The winter solstice—the shortest day and the longest night of the year—is Thursday, Dec. 22, and if all goes to plan, Teisha Magee will stay up through the night with her husband and four children, exchanging gifts, eating favorite foods and waiting for the sunrise.
Magee, executive director of Sacred Paths Center, 777 Raymond Ave., a volunteer-run community center that serves alternative faith communities in the Twin Cities, said the solstice is a time to celebrate “making it through the dark—physically, metaphysically and spiritually. It’s a reminder that things will get dark sometimes, but the light always returns.”
At the Magee home, “We turn off all the lights in the house and just have candles and the Christmas tree. [Each year], if it works with our schedule, we try to stay up all night telling stories, reading, playing games,” she said. “We try to have favorites foods of each family member. My husband loves the English Christmas dinner: Yorkshire pudding, prime rib. Our traditions tend to be Celtic, but the dinner tends to be Brit.”
Magee also brings her Scandinavian background into the mix: “It’s not a holiday without lefse,” she said.
Yule is an ancient winter festival traditionally celebrated at the solstice by northern European pagans marking the return of the light. “We understand that here [in Minnesota],” Magee said. “It gets really dark for a few months.” Yule traditions, such as bringing evergreens into the home in the winter months and decorating the greens, were progressively absorbed into Christian observations surrounding Christmas.

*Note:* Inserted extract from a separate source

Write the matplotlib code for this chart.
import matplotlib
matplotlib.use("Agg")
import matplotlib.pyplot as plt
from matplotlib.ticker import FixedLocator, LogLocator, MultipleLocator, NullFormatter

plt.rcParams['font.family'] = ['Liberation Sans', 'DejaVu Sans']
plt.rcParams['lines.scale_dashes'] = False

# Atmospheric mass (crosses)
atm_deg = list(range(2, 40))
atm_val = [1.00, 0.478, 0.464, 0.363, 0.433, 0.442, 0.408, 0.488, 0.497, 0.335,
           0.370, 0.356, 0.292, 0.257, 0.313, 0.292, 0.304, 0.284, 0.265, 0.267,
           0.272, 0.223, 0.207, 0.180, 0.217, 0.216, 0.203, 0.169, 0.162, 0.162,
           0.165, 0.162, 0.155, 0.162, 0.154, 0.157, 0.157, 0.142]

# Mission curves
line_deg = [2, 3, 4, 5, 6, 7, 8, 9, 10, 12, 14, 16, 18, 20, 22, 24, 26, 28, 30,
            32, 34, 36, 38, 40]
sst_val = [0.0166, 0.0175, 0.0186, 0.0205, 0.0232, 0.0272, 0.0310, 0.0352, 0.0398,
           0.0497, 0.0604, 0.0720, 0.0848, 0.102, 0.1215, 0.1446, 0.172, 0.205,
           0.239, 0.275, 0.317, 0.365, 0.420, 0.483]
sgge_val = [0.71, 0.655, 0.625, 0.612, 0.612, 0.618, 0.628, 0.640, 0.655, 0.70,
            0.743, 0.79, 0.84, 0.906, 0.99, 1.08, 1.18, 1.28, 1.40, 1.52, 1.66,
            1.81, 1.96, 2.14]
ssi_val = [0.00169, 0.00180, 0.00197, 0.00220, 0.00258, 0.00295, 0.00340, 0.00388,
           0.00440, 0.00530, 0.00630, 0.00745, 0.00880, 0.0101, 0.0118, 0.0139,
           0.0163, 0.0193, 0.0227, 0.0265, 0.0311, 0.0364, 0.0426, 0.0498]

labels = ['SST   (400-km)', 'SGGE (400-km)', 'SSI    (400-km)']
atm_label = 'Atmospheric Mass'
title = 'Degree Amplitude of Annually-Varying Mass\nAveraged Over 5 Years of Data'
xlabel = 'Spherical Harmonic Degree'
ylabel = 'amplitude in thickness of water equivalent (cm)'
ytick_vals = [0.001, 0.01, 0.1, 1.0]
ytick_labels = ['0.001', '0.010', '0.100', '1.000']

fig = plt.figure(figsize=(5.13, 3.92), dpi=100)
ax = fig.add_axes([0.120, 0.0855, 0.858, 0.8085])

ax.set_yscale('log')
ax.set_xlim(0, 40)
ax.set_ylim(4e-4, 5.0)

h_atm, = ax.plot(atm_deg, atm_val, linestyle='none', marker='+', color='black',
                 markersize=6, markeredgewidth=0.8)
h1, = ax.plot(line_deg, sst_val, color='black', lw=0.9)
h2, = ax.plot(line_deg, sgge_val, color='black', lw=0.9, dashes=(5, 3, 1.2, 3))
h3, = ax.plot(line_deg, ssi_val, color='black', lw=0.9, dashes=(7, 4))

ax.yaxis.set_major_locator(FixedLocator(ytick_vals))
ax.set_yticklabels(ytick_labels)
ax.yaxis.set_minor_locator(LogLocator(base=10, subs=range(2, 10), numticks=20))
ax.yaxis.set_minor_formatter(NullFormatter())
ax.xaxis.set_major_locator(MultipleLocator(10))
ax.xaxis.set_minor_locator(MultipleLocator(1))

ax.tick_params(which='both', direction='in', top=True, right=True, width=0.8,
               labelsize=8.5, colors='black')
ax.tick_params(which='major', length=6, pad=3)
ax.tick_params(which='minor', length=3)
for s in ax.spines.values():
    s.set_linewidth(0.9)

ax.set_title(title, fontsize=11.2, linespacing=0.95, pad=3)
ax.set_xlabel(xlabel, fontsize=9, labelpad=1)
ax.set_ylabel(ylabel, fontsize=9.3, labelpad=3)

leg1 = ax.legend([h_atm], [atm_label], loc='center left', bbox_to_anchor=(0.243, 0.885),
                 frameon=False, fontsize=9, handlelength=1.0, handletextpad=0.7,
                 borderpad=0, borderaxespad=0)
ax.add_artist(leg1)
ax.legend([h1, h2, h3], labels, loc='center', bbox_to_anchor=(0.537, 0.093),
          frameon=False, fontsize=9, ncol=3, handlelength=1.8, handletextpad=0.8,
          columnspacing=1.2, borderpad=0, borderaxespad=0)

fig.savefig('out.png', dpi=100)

The Sacred Paths Center will celebrate Yule, on Friday, Dec. 23, with an open public ritual that will acknowledge “the light returning and how grateful everybody is that we have each other,” said Carol, who is planning the ritual at Sacred Paths and uses only her first name.
“Traditionally, Yule brought people hope that it wasn’t going to be dark all the time, because darkness is a scary thing for people,” she said.

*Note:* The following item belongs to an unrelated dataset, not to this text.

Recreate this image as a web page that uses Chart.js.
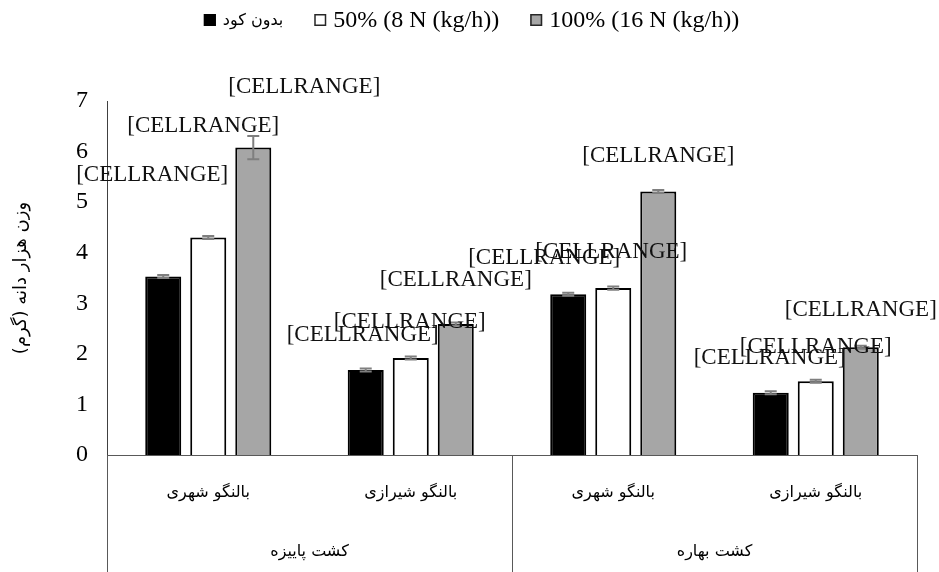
<!DOCTYPE html>
<html>
<head>
<meta charset="utf-8">
<script src="https://cdn.jsdelivr.net/npm/chart.js@4.4.0/dist/chart.umd.min.js"></script>
<style>
html,body{margin:0;padding:0;background:#fff;}
</style>
</head>
<body>
<canvas id="barChart" width="939" height="572"></canvas>
<script>
// data
const cropLabels = ["بالنگو شهری", "بالنگو شیرازی", "بالنگو شهری", "بالنگو شیرازی"];
const seasonLabels = ["کشت پاییزه", "کشت بهاره"];
const seriesNames = ["بدون کود", "50% (8 N (kg/h))", "100% (16 N (kg/h))"];
const noFertilizer = [3.53, 1.68, 3.18, 1.23];
const halfN = [4.30, 1.92, 3.30, 1.46];
const fullN = [6.08, 2.59, 5.21, 2.13];
const errNo = [0.03, 0.03, 0.03, 0.03];
const errHalf = [0.03, 0.03, 0.03, 0.03];
const errFull = [0.23, 0.03, 0.03, 0.03];
const yMin = 0, yMax = 7, yStep = 1;
const yTitle = "وزن هزار دانه (گرم)";
const cellText = "[CELLRANGE]";

// label placement relative to bar top (px)
const labelShift = [
    [[-11, -102], [-3, -35], [-24, -36], [-1, -35]],
    [[-5, -112], [-1, -36], [-2, -36], [0, -34]],
    [[51, -61], [0, -44], [0, -36], [0, -37]]
];

const serif = '"Liberation Serif", "Times New Roman", serif';
const persian = '"DejaVu Sans", sans-serif';

function fontFor(txt, size){
    if (/[\u0600-\u06FF]/.test(txt)) return "16px " + persian;
    return size + "px " + serif;
}

const extras = {
    id: "extras",
    afterDatasetsDraw(chart){
        const ctx = chart.ctx;
        const y = chart.scales.y;
        chart.data.datasets.forEach((ds, i) => {
            const meta = chart.getDatasetMeta(i);
            meta.data.forEach((bar, j) => {
                const v = ds.data[j], e = ds.errors[j];
                const top = y.getPixelForValue(v + e);
                const bot = y.getPixelForValue(v - e);
                ctx.save();
                ctx.strokeStyle = "#7f7f7f";
                ctx.lineWidth = 2;
                ctx.beginPath();
                ctx.moveTo(bar.x, top); ctx.lineTo(bar.x, bot);
                ctx.moveTo(bar.x - 6, top); ctx.lineTo(bar.x + 6, top);
                ctx.moveTo(bar.x - 6, bot); ctx.lineTo(bar.x + 6, bot);
                ctx.stroke();
                ctx.restore();
            });
        });
        chart.data.datasets.forEach((ds, i) => {
            const meta = chart.getDatasetMeta(i);
            meta.data.forEach((bar, j) => {
                const s = labelShift[i][j];
                ctx.save();
                ctx.font = "23px " + serif;
                ctx.fillStyle = "#111";
                ctx.textAlign = "center";
                ctx.textBaseline = "middle";
                ctx.fillText(cellText, bar.x + s[0], bar.y + s[1]);
                ctx.restore();
            });
        });
    },
    afterDraw(chart){
        const ctx = chart.ctx;
        const area = chart.chartArea;
        const x = chart.scales.x;
        const mid = (x.getPixelForValue(1) + x.getPixelForValue(2)) / 2;
        ctx.save();
        ctx.strokeStyle = "#595959";
        ctx.lineWidth = 1;
        [area.left, mid, area.right].forEach(px => {
            const p = Math.round(px) + 0.5;
            ctx.beginPath();
            ctx.moveTo(p, area.bottom);
            ctx.lineTo(p, chart.height);
            ctx.stroke();
        });
        ctx.fillStyle = "#000";
        ctx.textAlign = "center";
        ctx.textBaseline = "middle";
        ctx.font = "16px " + persian;
        seasonLabels.forEach((t, g) => {
            const cx = (x.getPixelForValue(g * 2) + x.getPixelForValue(g * 2 + 1)) / 2;
            ctx.fillText(t, cx, 552);
        });

        // legend
        const items = chart.data.datasets.map(ds => ({
            text: ds.label, fill: ds.backgroundColor, stroke: ds.legendBorder
        }));
        const box = 12, gapText = 7, gapItem = 31;
        const widths = items.map(it => {
            ctx.font = fontFor(it.text, 24);
            return box + gapText + ctx.measureText(it.text).width;
        });
        const total = widths.reduce((a, b) => a + b, 0) + gapItem * (items.length - 1);
        let lx = (chart.width - total) / 2 + 2;
        const ly = 20;
        items.forEach((it, k) => {
            ctx.fillStyle = it.fill;
            ctx.fillRect(lx, ly - box / 2, box, box);
            ctx.strokeStyle = it.stroke;
            ctx.lineWidth = 1.5;
            ctx.strokeRect(lx + 0.75, ly - box / 2 + 0.75, box - 1.5, box - 1.5);
            ctx.fillStyle = "#000";
            ctx.textAlign = "left";
            ctx.font = fontFor(it.text, 24);
            ctx.fillText(it.text, lx + box + gapText, ly + 1);
            lx += widths[k] + gapItem;
        });
        ctx.restore();
    }
};

new Chart(document.getElementById("barChart"), {
    type: "bar",
    data: {
        labels: cropLabels,
        datasets: [
            {
                label: seriesNames[0],
                data: noFertilizer,
                errors: errNo,
                backgroundColor: "#000000",
                borderColor: "#000000",
                legendBorder: "#000000",
                borderWidth: 2
            },
            {
                label: seriesNames[1],
                data: halfN,
                errors: errHalf,
                backgroundColor: "#ffffff",
                borderColor: "#000000",
                legendBorder: "#262626",
                borderWidth: 2
            },
            {
                label: seriesNames[2],
                data: fullN,
                errors: errFull,
                backgroundColor: "#a6a6a6",
                borderColor: "#000000",
                legendBorder: "#262626",
                borderWidth: 2
            }
        ]
    },
    options: {
        responsive: false,
        animation: false,
        layout: { padding: { top: 101, right: 22, left: 0, bottom: 0 } },
        datasets: { bar: { barPercentage: 0.8, categoryPercentage: 0.667 } },
        plugins: {
            legend: { display: false },
            tooltip: { enabled: false }
        },
        scales: {
            x: {
                grid: { display: false, drawTicks: false },
                border: { color: "#595959", width: 1 },
                ticks: {
                    color: "#000",
                    font: { family: persian, size: 16 },
                    padding: 28,
                    maxRotation: 0,
                    autoSkip: false
                },
                afterFit: s => { s.height = 117; }
            },
            y: {
                min: yMin,
                max: yMax,
                grid: { display: false, drawTicks: false },
                border: { color: "#404040", width: 1 },
                ticks: {
                    stepSize: yStep,
                    color: "#000",
                    font: { family: serif, size: 24 },
                    padding: 19
                },
                title: {
                    display: true,
                    text: yTitle,
                    color: "#000",
                    font: { family: persian, size: 18 },
                    padding: { top: 11, bottom: 0 }
                },
                afterFit: s => { s.width = 107; }
            }
        }
    },
    plugins: [extras]
});
</script>
</body>
</html>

“This is the time for people to be introspective, when people take inventory of their own lives, when we go inward.”
The Sacred Paths Yule celebration will focus on “the warmth that returns to the world, to our hearts, and having that light melt whatever has been encased around the heart for the year: maybe it’s road rage, maybe someone snubbed you at work, maybe someone bullied your kid at school,” she said. “There are all kinds of things that make us form a little ice around our hearts throughout the year. When the sun comes back, it’s an opportunity.”

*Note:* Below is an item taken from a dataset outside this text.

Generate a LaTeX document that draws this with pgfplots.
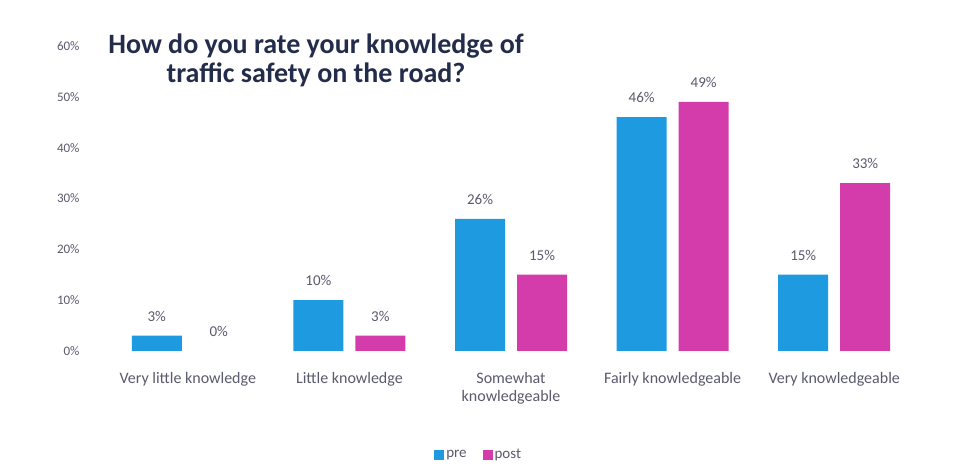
\documentclass[border=0pt]{standalone}
\usepackage{pgfplots}
\pgfplotsset{compat=1.18}
\usepackage{fontspec}
\setmainfont{Carlito}
\definecolor{cpre}{RGB}{30,155,224}
\definecolor{cpost}{RGB}{212,60,172}
\definecolor{ctitle}{RGB}{35,45,75}
\definecolor{ctick}{RGB}{90,90,110}
\begin{document}
\begin{tikzpicture}[x=1bp,y=1bp]
\path[use as bounding box, fill=white] (0,0) rectangle (956,475);
\begin{axis}[
  at={(107bp,124bp)}, anchor=south west,
  scale only axis, width=808bp, height=305bp,
  ybar, bar width=50bp,
  xmin=-0.5, xmax=4.5, ymin=0, ymax=60,
  axis lines=none,
  xtick={0,1,2,3,4},
  xticklabels={Very little knowledge, Little knowledge, {Somewhat\\knowledgeable}, Fairly knowledgeable, Very knowledgeable},
  xticklabel style={font=\fontsize{16bp}{18bp}\selectfont, color=ctick, align=center, anchor=north, yshift=-18bp},
  ytick={0,10,20,30,40,50,60},
  yticklabel={\pgfmathprintnumber{\tick}\%},
  yticklabel style={font=\fontsize{13bp}{14bp}\selectfont, color=ctick, anchor=east, xshift=-24bp},
  /pgf/number format/assume math mode=true,
  major tick length=0pt,
  hide x axis=false, hide y axis=false,
  x axis line style={draw=none}, y axis line style={draw=none},
  nodes near coords={\pgfmathprintnumber{\pgfplotspointmeta}\%},
  every node near coord/.append style={font=\fontsize{15bp}{17bp}\selectfont, color=ctick, anchor=south, yshift=11bp},
  legend style={at={(0.46,-0.34)}, anchor=center, draw=none, legend columns=2, font=\fontsize{15bp}{17bp}\selectfont, text=ctick, /tikz/every even column/.append style={column sep=14bp}},
  legend image code/.code={\fill[#1] (0bp,-5bp) rectangle (10bp,5bp);},
]
\addplot[fill=cpre, draw=none, bar shift=-31bp] coordinates {(0,3) (1,10) (2,26) (3,46) (4,15)};
\addplot[fill=cpost, draw=none, bar shift=31bp] coordinates {(1,3) (2,15) (3,49) (4,33)};
\addplot[fill=none, draw=none, bar shift=31bp, forget plot] coordinates {(0,0)};
\legend{pre, post}
\end{axis}
\node[font=\bfseries\fontsize{28bp}{29bp}\selectfont, color=ctitle, align=center] at (316bp,415bp) {How do you rate your knowledge of\\traffic safety on the road?};
\end{tikzpicture}
\end{document}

And that’s what the ritual will focus on, she said: “having that warmth, healing the ice that’s packed around our hearts.
The Yule ritual is open to all. “We want people in the community to come over,” Carol said. “If they’ve always wondered what goes on [here], they will probably find we have a lot of fun. It’s pretty much as thoughtful as any mass or ritual that goes on. People are sincere. There’s a lot of good will.”